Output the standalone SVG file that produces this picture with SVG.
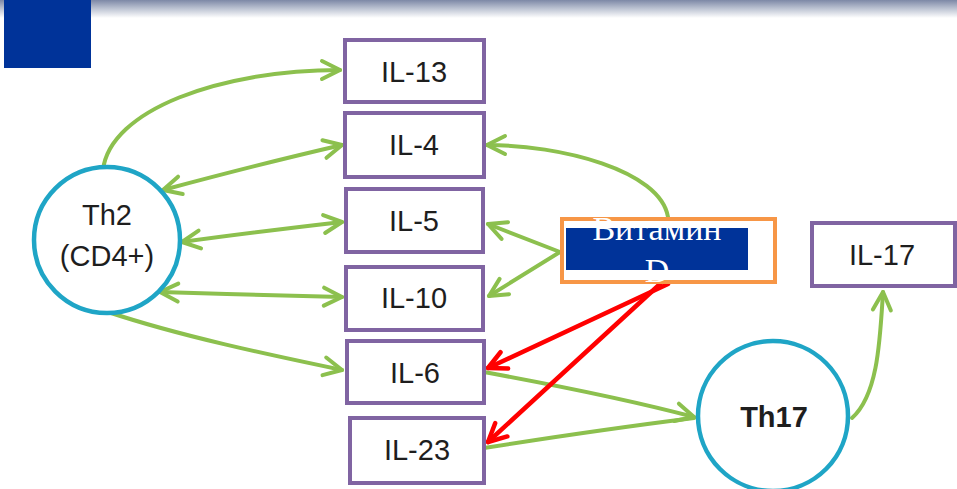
<svg xmlns="http://www.w3.org/2000/svg" width="957" height="489" viewBox="0 0 957 489">
  <defs>
    <linearGradient id="bannerFade" x1="0" y1="0" x2="0" y2="1">
      <stop offset="0" stop-color="#7d88a6"/>
      <stop offset="0.45" stop-color="#b9c0d0"/>
      <stop offset="1" stop-color="#ffffff"/>
    </linearGradient>
    <marker id="headGreen" viewBox="0 0 24 24" markerWidth="24" markerHeight="24" refX="21" refY="12" orient="auto-start-reverse" markerUnits="userSpaceOnUse">
      <path d="M3,3 L21,12 L3,21" fill="none" stroke="#8cc04e" stroke-width="4" stroke-linecap="round" stroke-linejoin="round"/>
    </marker>
    <marker id="headRed" viewBox="0 0 24 24" markerWidth="24" markerHeight="24" refX="21" refY="12" orient="auto" markerUnits="userSpaceOnUse">
      <path d="M3,3 L21,12 L3,21" fill="none" stroke="#ff0000" stroke-width="4.5" stroke-linecap="round" stroke-linejoin="round"/>
    </marker>
  </defs>
  <style>
    .box { fill: #ffffff; stroke: #8064a2; stroke-width: 4; }
    .cell { fill: #ffffff; stroke: #1fa5c6; stroke-width: 4.5; }
    .lbl { font-family: "Liberation Sans", Arial, sans-serif; font-size: 29px; fill: #1e1e1e; text-anchor: middle; }
    .bold { font-weight: bold; }
    .green { fill: none; stroke: #8cc04e; stroke-width: 4; stroke-linecap: round; }
    .red { fill: none; stroke: #ff0000; stroke-width: 4.5; stroke-linecap: round; }
    .vit { font-family: "Liberation Serif", "Times New Roman", serif; font-size: 34px; fill: #ffffff; text-anchor: middle; }
  </style>

  <rect width="957" height="489" fill="#ffffff"/>
  <!-- header strip -->
  <rect x="0" y="0" width="957" height="18" fill="url(#bannerFade)"/>
  <rect x="4" y="0" width="87" height="68" fill="#003399"/>

  <!-- connectors -->
  <g id="connectors">
    <path class="green" d="M103,170 C110,110 220,70 340,70" marker-end="url(#headGreen)"/>
    <path class="green" d="M163,190 C230,172 290,157 342,145" marker-start="url(#headGreen)" marker-end="url(#headGreen)"/>
    <path class="green" d="M182,242 C240,234 290,228 342,222" marker-start="url(#headGreen)" marker-end="url(#headGreen)"/>
    <path class="green" d="M160,292 C220,294 290,296 342,297" marker-start="url(#headGreen)" marker-end="url(#headGreen)"/>
    <path class="green" d="M108,312 C180,336 270,355 342,370" marker-end="url(#headGreen)"/>
    <path class="green" d="M668,217 C660,170 560,145 487,145" marker-end="url(#headGreen)"/>
    <path class="green" d="M560,252 L488,224" marker-end="url(#headGreen)"/>
    <path class="green" d="M560,252 L489,296" marker-end="url(#headGreen)"/>
    <path class="green" d="M484,372 C560,386 630,400 694,417" marker-end="url(#headGreen)"/>
    <path class="green" d="M484,448 C560,436 630,426 694,418"/>
    <path class="green" d="M852,418 C878,395 880,340 883,292" marker-end="url(#headGreen)"/>
    <path class="red" d="M668,284 L488,368" marker-end="url(#headRed)"/>
    <path class="red" d="M660,284 L488,442" marker-end="url(#headRed)"/>
  </g>

  <g id="th2">
    <circle class="cell" cx="107" cy="240" r="73"/>
    <text class="lbl" x="107" y="225" font-size="30">Th2</text>
    <text class="lbl" x="107" y="266" font-size="30">(CD4+)</text>
  </g>

  <g id="il13">
    <rect class="box" x="345" y="40" width="139" height="62"/>
    <text class="lbl" x="414" y="82">IL-13</text>
  </g>
  <g id="il4">
    <rect class="box" x="345" y="113" width="139" height="64"/>
    <text class="lbl" x="414" y="155">IL-4</text>
  </g>
  <g id="il5">
    <rect class="box" x="346" y="189" width="137" height="63"/>
    <text class="lbl" x="414" y="231">IL-5</text>
  </g>
  <g id="il10">
    <rect class="box" x="346" y="267" width="137" height="63"/>
    <text class="lbl" x="414" y="308">IL-10</text>
  </g>
  <g id="il6">
    <rect class="box" x="347" y="341" width="137" height="62"/>
    <text class="lbl" x="415" y="383">IL-6</text>
  </g>
  <g id="il23">
    <rect class="box" x="350" y="418" width="134" height="65"/>
    <text class="lbl" x="417" y="460">IL-23</text>
  </g>
  <g id="il17">
    <rect class="box" x="812" y="223" width="143" height="63"/>
    <text class="lbl" x="882" y="265">IL-17</text>
  </g>

  <g id="vitamin-d">
    <rect x="562" y="219" width="213" height="63" fill="#ffffff" stroke="#f79646" stroke-width="4"/>
    <rect x="566" y="228" width="182" height="42" fill="#003399"/>
    <text class="vit" x="657" y="240">Витамин</text>
    <text class="vit" x="657" y="282">D</text>
  </g>

  <g id="th17">
    <circle class="cell" cx="773" cy="416" r="75"/>
    <text class="lbl bold" x="774" y="427">Th17</text>
  </g>
</svg>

* [Goal] Transcribe the full listing above exactly as it stands, minus the pictures.

* [Answer]
Output the standalone SVG file that produces this picture with SVG.
<svg xmlns="http://www.w3.org/2000/svg" width="957" height="489" viewBox="0 0 957 489">
  <defs>
    <linearGradient id="bannerFade" x1="0" y1="0" x2="0" y2="1">
      <stop offset="0" stop-color="#7d88a6"/>
      <stop offset="0.45" stop-color="#b9c0d0"/>
      <stop offset="1" stop-color="#ffffff"/>
    </linearGradient>
    <marker id="headGreen" viewBox="0 0 24 24" markerWidth="24" markerHeight="24" refX="21" refY="12" orient="auto-start-reverse" markerUnits="userSpaceOnUse">
      <path d="M3,3 L21,12 L3,21" fill="none" stroke="#8cc04e" stroke-width="4" stroke-linecap="round" stroke-linejoin="round"/>
    </marker>
    <marker id="headRed" viewBox="0 0 24 24" markerWidth="24" markerHeight="24" refX="21" refY="12" orient="auto" markerUnits="userSpaceOnUse">
      <path d="M3,3 L21,12 L3,21" fill="none" stroke="#ff0000" stroke-width="4.5" stroke-linecap="round" stroke-linejoin="round"/>
    </marker>
  </defs>
  <style>
    .box { fill: #ffffff; stroke: #8064a2; stroke-width: 4; }
    .cell { fill: #ffffff; stroke: #1fa5c6; stroke-width: 4.5; }
    .lbl { font-family: "Liberation Sans", Arial, sans-serif; font-size: 29px; fill: #1e1e1e; text-anchor: middle; }
    .bold { font-weight: bold; }
    .green { fill: none; stroke: #8cc04e; stroke-width: 4; stroke-linecap: round; }
    .red { fill: none; stroke: #ff0000; stroke-width: 4.5; stroke-linecap: round; }
    .vit { font-family: "Liberation Serif", "Times New Roman", serif; font-size: 34px; fill: #ffffff; text-anchor: middle; }
  </style>

  <rect width="957" height="489" fill="#ffffff"/>
  <!-- header strip -->
  <rect x="0" y="0" width="957" height="18" fill="url(#bannerFade)"/>
  <rect x="4" y="0" width="87" height="68" fill="#003399"/>

  <!-- connectors -->
  <g id="connectors">
    <path class="green" d="M103,170 C110,110 220,70 340,70" marker-end="url(#headGreen)"/>
    <path class="green" d="M163,190 C230,172 290,157 342,145" marker-start="url(#headGreen)" marker-end="url(#headGreen)"/>
    <path class="green" d="M182,242 C240,234 290,228 342,222" marker-start="url(#headGreen)" marker-end="url(#headGreen)"/>
    <path class="green" d="M160,292 C220,294 290,296 342,297" marker-start="url(#headGreen)" marker-end="url(#headGreen)"/>
    <path class="green" d="M108,312 C180,336 270,355 342,370" marker-end="url(#headGreen)"/>
    <path class="green" d="M668,217 C660,170 560,145 487,145" marker-end="url(#headGreen)"/>
    <path class="green" d="M560,252 L488,224" marker-end="url(#headGreen)"/>
    <path class="green" d="M560,252 L489,296" marker-end="url(#headGreen)"/>
    <path class="green" d="M484,372 C560,386 630,400 694,417" marker-end="url(#headGreen)"/>
    <path class="green" d="M484,448 C560,436 630,426 694,418"/>
    <path class="green" d="M852,418 C878,395 880,340 883,292" marker-end="url(#headGreen)"/>
    <path class="red" d="M668,284 L488,368" marker-end="url(#headRed)"/>
    <path class="red" d="M660,284 L488,442" marker-end="url(#headRed)"/>
  </g>

  <g id="th2">
    <circle class="cell" cx="107" cy="240" r="73"/>
    <text class="lbl" x="107" y="225" font-size="30">Th2</text>
    <text class="lbl" x="107" y="266" font-size="30">(CD4+)</text>
  </g>

  <g id="il13">
    <rect class="box" x="345" y="40" width="139" height="62"/>
    <text class="lbl" x="414" y="82">IL-13</text>
  </g>
  <g id="il4">
    <rect class="box" x="345" y="113" width="139" height="64"/>
    <text class="lbl" x="414" y="155">IL-4</text>
  </g>
  <g id="il5">
    <rect class="box" x="346" y="189" width="137" height="63"/>
    <text class="lbl" x="414" y="231">IL-5</text>
  </g>
  <g id="il10">
    <rect class="box" x="346" y="267" width="137" height="63"/>
    <text class="lbl" x="414" y="308">IL-10</text>
  </g>
  <g id="il6">
    <rect class="box" x="347" y="341" width="137" height="62"/>
    <text class="lbl" x="415" y="383">IL-6</text>
  </g>
  <g id="il23">
    <rect class="box" x="350" y="418" width="134" height="65"/>
    <text class="lbl" x="417" y="460">IL-23</text>
  </g>
  <g id="il17">
    <rect class="box" x="812" y="223" width="143" height="63"/>
    <text class="lbl" x="882" y="265">IL-17</text>
  </g>

  <g id="vitamin-d">
    <rect x="562" y="219" width="213" height="63" fill="#ffffff" stroke="#f79646" stroke-width="4"/>
    <rect x="566" y="228" width="182" height="42" fill="#003399"/>
    <text class="vit" x="657" y="240">Витамин</text>
    <text class="vit" x="657" y="282">D</text>
  </g>

  <g id="th17">
    <circle class="cell" cx="773" cy="416" r="75"/>
    <text class="lbl bold" x="774" y="427">Th17</text>
  </g>
</svg>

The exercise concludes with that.